In summary, long song is a very unique musical style in Inner Mongolia Autonomous Region of China. It has very profound, slow and long melody with free meter and few lyrics. Rich ornamentation such as vibrato and falsetto is used. It usually performed with accompany of the Mongolia two-string lute: the horse-head fiddle. As a unique musical style with very long history in China, it has been protected as “China’s first batch of intangible cultural heritages” (Sakura).

Works Cited
Jin, Jie. Chinese Music. New York: Cambridge University Press, 2011.
Marsh, K. Peter. The Horse-head Fiddle and the Cosmopolitan Reimagination of Tradition in Mongolia. New York and London: Routledge Taylor & Francis Group, 2009.

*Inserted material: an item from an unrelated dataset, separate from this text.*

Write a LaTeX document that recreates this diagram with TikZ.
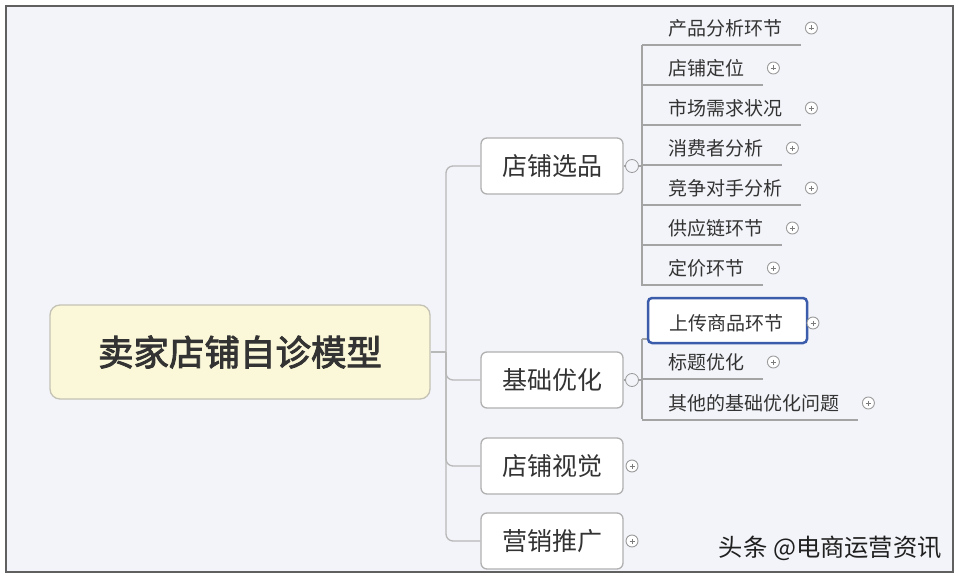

Pegg, Garole. Mongolian Music, Dance & Oral Narrative. Seattle & London: University of Washington Press, 2001.
Sakura. Urtiin Duu., 21 October 2013. Web. 31 October 2013.
Recordings Cited
Baderma. “The Ridge of North Mountain.” The Rich and Vast Land of Arlashan. A.J6. Inner Mongolia: Inner Mongolia Culture and Video-Audio Press, 2010.
Baderma. “The Rich and Vast Land of Arlashan.” The Rich and Vast Land of Arlashan. A.J6. Inner Mongolia: Inner Mongolia Culture and Video-Audio Press, 2010.
Baderma. “Altan Mountain.” The Rich and Vast Land of Arlashan. A.J6. Inner Mongolia: Inner Mongolia Culture and Video-Audio Press, 2010.
Lhajav. “Altan Ura.” Mongolian Music, Dance & Oral Narrative. Seattle & London: University of Washington Press, 2001.
Suhee. “Bayan Tsagaan Nutag.” Mongolian Music, Dance & Oral Narrative. Seattle & London: University of Washington Press, 2001.